Leann Chen: So I, I, I think Jason's and Jennifer's. Advice like, like they are, you know, just follow, follow them, listen to them because they, they have more experience.

But what I think, what I can provide a little bit of suggestion, I guess, is actually, this is what I learned from, other, creators as well is you just share your experience in the LLM space. Because To be honest, you don't need to be perfect because we are all learning together and we need more, we need to learn or know more people's experience to learn together, figure out.

What the GenAI thing is going on, right? Because no one actually knows how these language models work, right? I guess. And so that's why we need more data. We need more data points. And this is like a collective effort from human beings, right? So I know, like, I can resonate with some of the, creators or people want to share, like, wow, am I not perfect enough?

Or, I don't think I'm good enough. I'm, I don't, I'm not qualified to share. Well, actually, no, if you share something, you're sharing different that you're definitely sharing experience that some people, some other people don't have, and you, they can benefit from your experience. Well, sharing itself doesn't exist.

You know, the question of, am I good enough? And I'm perfect enough. Because if, even if you're just like a week ahead of someone else, you helping that person or those people. To learn a week of knowledge ahead of them.

Jason Koo: I love that.

Jennifer Reif: Yeah. Thank you.

Jason Koo: Great advice.

Leann Chen: I learned that from someone else.

Jason Koo: Still, pass it on. That's fantastic. Cool. Jenn, should we, tell, tell the folks, what, what events that, we're, we're, we're jumping into this month?

Jennifer Reif: Yes. So I have a couple of things that are, that are virtual that are not showing up on the events page just yet, but I'll, I'll follow up on that, but my, my in person.

So if you want to catch me live and, and, in real life, I'll be at KCDC in Kansas city, Missouri, USA at the end of June. so if you're in the area, definitely hit me up or, catch me there at the conference.

I'll have a session, but I'll also be hanging around and visiting with, with developers as well. So I would love to catch you there. Jason, Leann?

Jason Koo: So I'll be in San Francisco twice in June. So I'll be up for, a joint session with Weaviate and Neo4j will be doing a joint kind of hack night. so in very, so I'm very excited.

I'm looking forward to your, Leann, yours and Tomaz's content, because it would be great if we could at least talk to it, or if we have time to integrate some of that. So doing that, and then also doing a talk at San Francisco Python Meetup Group.

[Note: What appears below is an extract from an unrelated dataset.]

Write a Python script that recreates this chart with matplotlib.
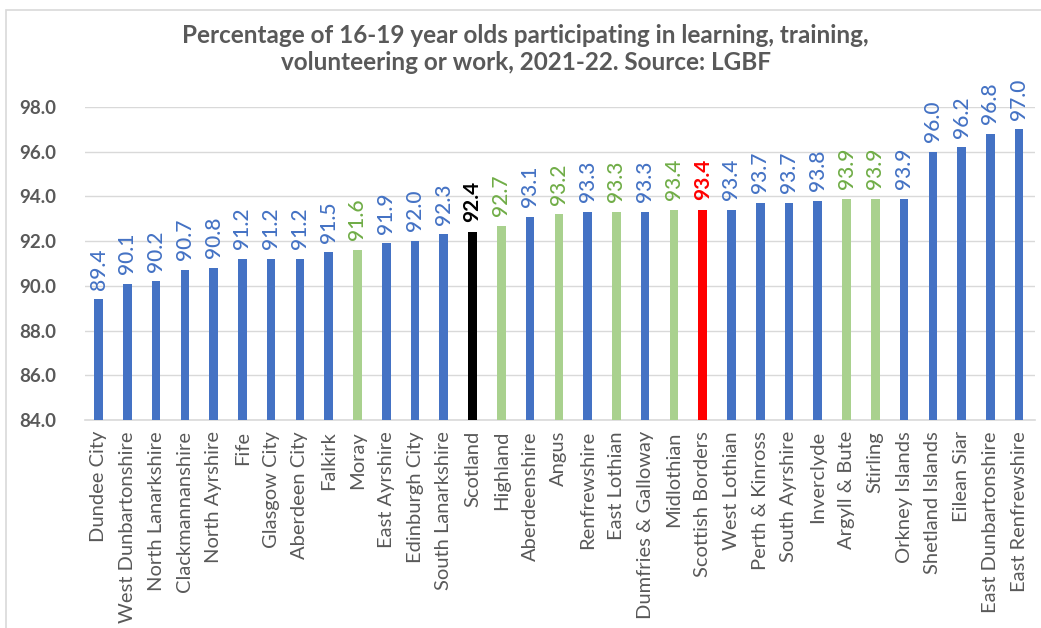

So that's mid June, and then at the end of June, hopefully, I'll be seeing Leann over at the AI Engineering World's Fair.

Leann Chen: Yeah. Wow. Wow. Wow. Wow. That's so exciting. Yeah. me and the Diffbot team with our CEO, Mike Tung and Jerome Choo will be at the AI Engineer World Fair. So super, super excited to meet some of the Neo4j folks. Like Jason will be in person.

Jason Koo: It'll be awesome.

Jennifer Reif: Great. I will link all the other content and events, and everything that's involved for this month. It will all be in the show notes. So thank you again so much, Leann, for joining us. We really appreciate it.

Have enjoyed getting to talk to you and hearing about your content and your process and kind of getting to chat in person, even though we've seen kind of your recorded videos and stuff already. So this was, this was really nice. We hope to have another opportunity to do this in the future.

Leann Chen: Sure. It's a, as I mentioned, such a pleasure. like I, as I said, I've been watching videos from you guys early on. So it feels so, it just feels so, so nice to be able to be in the same virtual room with you guys. Yeah, hopefully we'll be in another session.

Jennifer Reif: Yeah, hopefully sometime soon in the actual like physical space together. So.

Leann Chen: Yes, I would love that.

Jennifer Reif: All right. Great. well, we will, talk to, everyone in the next GraphStuff.FM episode. So, enjoy your month. Happy coding.

Jason Koo: Thank you, everyone.

Leann Chen: Thank you. Bye bye. Bye.